Page 1 of 1

Is Scrapy overkill for this kind of task?

Posted: Sun Aug 21, 2016 5:46 pm UTC
by jacques01
Suppose there is a stream of incoming URLs. The task is to get the HTML of each of these URLs and store it in a database. There is no need for traditional crawling, as each URL is the end of the line.

What I'm thinking for my technology stack:

1) Flask for web container
2) Celery to manage tasks / queue of URLs
3) Requests library to get the HTML of each URL
4) Save HTML to a MongoDB (key is URL since it's necessarily unique)
5) Pool of proxies to avoid blacklisting.

Things I'd need to implement:

1. Controlling concurrency
2. Adding in delays / auto throttling.
3. Detecting when a proxy / IP address is no longer productive
4. Controlling speed of scraping

My understand is that Scrapy could do those all things easily except Proxy management. But because I'm actually just interested in the HTML and not the crawling, I'm unsure if Scrapy is necessary for this task.

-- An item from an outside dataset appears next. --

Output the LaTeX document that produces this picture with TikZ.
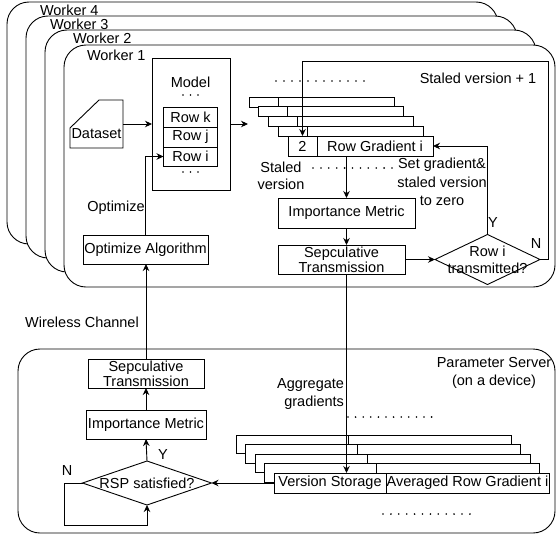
\documentclass[tikz,border=0pt]{standalone}
\usepackage{fontspec}
\setmainfont{Liberation Sans}
\usetikzlibrary{shapes.geometric,arrows.meta}
\begin{document}
\begin{tikzpicture}[x=1pt,y=-1pt, line width=0.9pt,
  every node/.style={font=\fontsize{14.5}{17}\selectfont, inner sep=0pt, outer sep=0pt},
  frame/.style={draw, fill=white, rounded corners=22pt, anchor=north west},
  wframe/.style={frame, minimum width=491, minimum height=242},
  box/.style={draw, fill=white, rectangle},
  dec/.style={draw, fill=white, diamond},
  arr/.style={-{Stealth[length=7pt,width=6.5pt]}},
  tight/.style={align=center, font=\fontsize{14.5}{15}\selectfont},
  layer/.style={draw, fill=white},
  dot/.style={fill=black},
]
\useasboundingbox (0,0) rectangle (556,538);

% ---- worker frames (back to front)
\node[wframe] (w4) at (7,2) {};
\node[anchor=base west] (w4l) at (40,15) {Worker 4};
\node[wframe] (w3) at (26,16) {};
\node[anchor=base west] (w3l) at (50,29) {Worker 3};
\node[wframe] (w2) at (45,30) {};
\node[anchor=base west] (w2l) at (73,43) {Worker 2};
\node[wframe] (w1) at (64,45) {};
\node[anchor=base west] (w1l) at (87,60) {Worker 1};

% ---- dataset
\node[minimum width=53, minimum height=48] (dataset) at (96.5,124) {};
\draw (70,128) -- (99,100) -- (123,100) -- (123,148) -- (70,148) -- cycle;
\node (datasettxt) at (96.5,134) {Dataset};

% ---- model
\node[box, minimum width=78, minimum height=132] (model) at (191,124) {};
\node (modeltxt) at (190.5,82) {Model};
\foreach \x in {183,190.5,198} \fill[dot] (\x,95) circle (0.9);
\node[box, minimum width=54, minimum height=20] (rowk) at (190.5,117) {Row k};
\node[box, minimum width=54, minimum height=20] (rowj) at (190.5,137) {Row j};
\node[box, minimum width=54, minimum height=19] (rowi) at (190.5,156.5) {Row i};
\foreach \x in {183,190.5,198} \fill[dot] (\x,172) circle (0.9);

\draw[arr] (dataset.east) -- (model.west);
\coordinate (stk) at (248,124);
\draw[arr] (model.east) -- (stk);

% ---- worker row-gradient stack
\foreach \x/\y in {249/97, 258.7/106.7, 268.4/116.4, 278.1/126.1} {
  \draw[layer] (\x,\y) rectangle ++(145,10);
  \draw (\x+29,\y) -- ++(0,10);
}
\node[box, minimum width=29, minimum height=20] (two) at (302.5,146) {2};
\node[box, minimum width=116, minimum height=20] (rowgrad) at (375,146) {Row Gradient i};
\foreach \i in {0,...,11} \fill[dot] (276+\i*8,81) circle (0.9);
\foreach \i in {0,...,10} \fill[dot] (313+\i*7.9,168) circle (0.9);

\node (stv1) at (478,78) {Staled version + 1};
\node[align=center, font=\fontsize{14.5}{17.5}\selectfont] (stv) at (281,176) {Staled\\version};
\node[align=center, font=\fontsize{14.5}{18.5}\selectfont] (setg) at (442,182) {Set gradient\&\\staled version\\to zero};

% ---- worker flow
\node[box, minimum width=137, minimum height=30] (wim) at (346.5,213) {Importance Metric};
\node[box, tight, minimum width=127, minimum height=29] (wst) at (341.5,259.5) {Sepculative\\Transmission};
\node[dec, minimum width=105, minimum height=50] (wdec) at (487.5,259.5) {};
\node[align=center, font=\fontsize{14.5}{17}\selectfont] (wdectxt) at (wdec) {Row i\\transmitted?};
\node (wy) at (493,223) {Y};
\node (wn) at (536,244) {N};

\node[box, minimum width=125, minimum height=29] (opt) at (145.5,249.5) {Optimize Algorithm};
\node (opttxt) at (116,208) {Optimize};

\coordinate (nt) at (548,61);
\draw[arr] (wdec.east) -| (nt) -| (two.north);
\draw[arr] (wdec.north) |- (rowgrad.east);
\draw[arr] (rowgrad.south -| wim.north) -- (wim.north);
\draw[arr] (wim.south) -- (wim.south |- wst.north);
\draw[arr] (wst.east) -- (wdec.west);
\draw[arr] (opt.north) |- (rowi.west);

% ---- parameter server
\node[frame, minimum width=537, minimum height=184] (ps) at (18,349) {};
\node[align=center, font=\fontsize{14.5}{18}\selectfont] (pstxt) at (494,373) {Parameter Server\\(on a device)};
\node (wc) at (82,322) {Wireless Channel};

\node[box, tight, minimum width=116, minimum height=29] (psst) at (146,373.5) {Sepculative\\Transmission};
\node[box, minimum width=120, minimum height=29] (psim) at (146,424.5) {Importance Metric};
\node[dec, minimum width=129, minimum height=44] (rsp) at (147,483) {};
\node (rsptxt) at (rsp) {RSP satisfied?};
\node (psy) at (163,455) {Y};
\node (psn) at (67,471) {N};

\foreach \x/\y in {236/435, 245.5/444.5, 255/454, 264.5/463.5} {
  \draw[layer] (\x,\y) rectangle ++(275,18.5);
  \draw (\x+112,\y) -- ++(0,9.5);
}
\node[box, minimum width=112, minimum height=20] (vs) at (330,483) {Version Storage};
\node[box, minimum width=163, minimum height=20] (avg) at (467.5,483) {Averaged Row Gradient i};
\foreach \i in {0,...,11} \fill[dot] (348+\i*7.6,417) circle (0.9);
\foreach \i in {0,...,11} \fill[dot] (383+\i*7.9,514) circle (0.9);
\node[align=right, anchor=east, font=\fontsize{14.5}{18}\selectfont] (agg) at (344,394) {Aggregate\\gradients};

\draw[arr] (vs.west) -- (rsp.east);
\draw[arr] (rsp.north) -- (psim.south);
\draw[arr] (psim.north) -- (psst.south);
\coordinate (pn) at (64,525);
\draw[arr] (rsp.west) -| (pn) -| (rsp.south);

% ---- long connectors
\draw[arr] (psst.north) -- (psst.north |- opt.south);
\draw[arr] (wim.south |- wst.south) -- (wim.south |- vs.north);
\end{tikzpicture}
\end{document}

Re: Is Scrapy overkill for this kind of task?

Posted: Sun Aug 21, 2016 6:59 pm UTC
by Flumble
We may be able to help if you can provide us reasonable evidence that you're not breaching your country's law and the target's terms of service. :wink:

Re: Is Scrapy overkill for this kind of task?

Posted: Tue Aug 23, 2016 10:00 am UTC
by lorb
Scrapy is pretty much exactly the right tool for this. Use scrapy-cloud and they also deal with avoiding the blacklisting for you, if what you do is legal/sane. If you really need to scrape so many URLs that concurrency is unavoidable and a concern they deal with that too, but you will have to get one of the paid-for plans.

Re: Is Scrapy overkill for this kind of task?

Posted: Wed Aug 24, 2016 12:43 am UTC
by jacques01
Could you explain why Scrapy is the right tool for this task?

My understanding is that Scrapy is good if you're doing actual crawling, i.e.:

1. Start from a predetermined group of seed urls
2. Put these into your URL pool.
3. For each url in your URL pool:
a. Get the page HTML
b. Do something with the HTML
c. Find other URLs to add to the pool

I'm only doing step a.). That is, my list of URLs will never change based on what the spider discovers, because it's not discovery. It's just scraping.

What advantages does Scrapy offer for just getting HTML versus the approach I outlined above?

Re: Is Scrapy overkill for this kind of task?

Posted: Wed Feb 08, 2017 2:03 pm UTC
by lorb
It offers the advantage of not having to build the whole tech stack that you outlined. You just run scrapy and don't do b) and c). All you need is to install scrapy and write a python snippet of code that is about 10 lines, or run it from scrapy cloud and you don't even have to install anything. I can't imagine anything that you built yourself being easier/better.